SEBI has imposed a penalty of ₹25 crore on Anil Ambani and restrained him from serving as a director or Key Managerial Personnel (KMP) in any listed company or SEBI-registered entity for five years.

The stock of Reliance Power dropped 4.99% to hit the lower circuit limit of ₹32.73 on the BSE

The stock of Reliance Power dropped 4.99% to hit the lower circuit limit of ₹32.73 on the BSE

Shares of Anil Ambani-led group firms Reliance Home Finance Ltd, Reliance Power and Reliance Communications, hit their lower circuit limits on Monday as investors continued to desert the counters after markets regulator SEBI barred the industrialist and 24 others from the securities market for five years on charges of diversion of funds from Reliance Home Finance Ltd.

The stock of Reliance Power dropped 4.99% to hit the lower circuit limit of ₹32.73 on the BSE.

Shares of Reliance Home Finance Ltd tumbled 4.93% to ₹4.24, the lowest trading permissible limit for the day.

Reliance Communications dived 4.92% to touch the lower circuit of ₹2.32.

Reliance Infrastructure also declined 2.90% to ₹205.55.

Shares of Reliance Infrastructure, Reliance Home Finance and Reliance Power had slumped on Friday also.

SEBI has imposed a penalty of ₹25 crore on Ambani and restrained him from serving as a director or Key Managerial Personnel (KMP) in any listed company or SEBI-registered entity for five years.

Besides, a fine ranging from ₹21 crore to ₹25 crore has been levied on 24 entities. Also, the regulator barred Reliance Home Finance from the securities market for six months and slapped a fine of ₹6 lakh on it.

After receiving multiple complaints alleging the diversion/siphoning of funds of Reliance Home Finance Ltd, SEBI conducted an investigation for the period of FY 2018-19 to ascertain any regulatory violations.

In its probe, SEBI found that Anil Ambani, with the help of RHFL’s KMPs, Amit Bapna, Ravindra Sudhalkar and Pinkesh R Shah, have orchestrated a fraudulent scheme to "siphon off" funds from RHFL by disguising them as loans to entities linked to him.

Although the board of directors of RHFL had issued strong directives to stop such lending practices and review corporate loans regularly, the company's management ignored these orders.

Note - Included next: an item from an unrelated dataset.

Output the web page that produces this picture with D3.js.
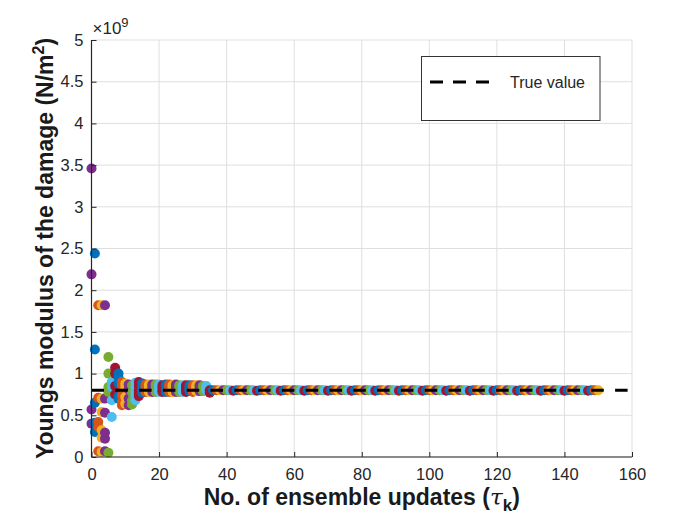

SEBI, in its 222-page order on Thursday, noted the cavalier approach by the company's management and promoter in approving loans worth hundreds of crores to companies that had little to no assets, cash flow, net worth, or revenue.

This suggests a sinister objective behind the 'loans'. The situation becomes even more suspicious when considering that many of these borrowers were closely linked to the promoters of RHFL.

Eventually, most of these borrowers failed to repay their loans, causing RHFL to default on its own debt obligations. This led to the company's resolution under the RBI Framework, leaving its public shareholders in a difficult position.